Each binding has one of these shapes:

(var init)            ; type inferred from init
(var type init)       ; explicit type
(var type)            ; explicit type, zero-initialized

Type inference

Variables default to u64. The compiler infers narrower types from certain initializer forms:

InitializerInferred type
(load u32 ...)u32
(ctx field-name)field type
(cast u16 ...)u16
(ntohs ...)u16
(ntohl ...)u32
(get-prandom-u32)u32
(get-smp-processor-id)u32
anything elseu64

Type declarations

Use declare after the binding list to explicitly narrow variables.

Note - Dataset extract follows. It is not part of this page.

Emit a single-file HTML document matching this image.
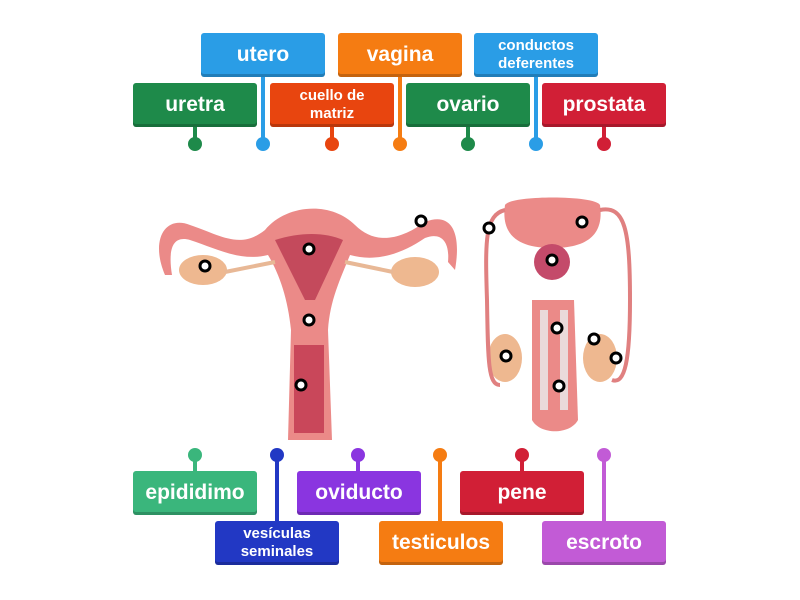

This follows the CL convention:

(let ((proto (ipv4-protocol ip)))
  (declare (type u32 proto))
  (tail-call jt proto))

Multiple variables can share a declaration:

(let ((a (load u32 ptr 0))
      (b (load u32 ptr 4)))
  (declare (type u32 a b))
  (+ a b))

setf

setf assigns to a variable or a struct field accessor:

(setf count (+ count 1))

Multi-pair setf assigns several places in sequence:

(setf (conn-event-src-addr event) (ipv4-src-addr ip)
      (conn-event-dst-addr event) (ipv4-dst-addr ip)
      (conn-event-dst-port event) (tcp-dst-port tcp))

Struct field setf works because defstruct generates defsetf expanders. The compiler expands multi-pair setf into a progn of single assignments.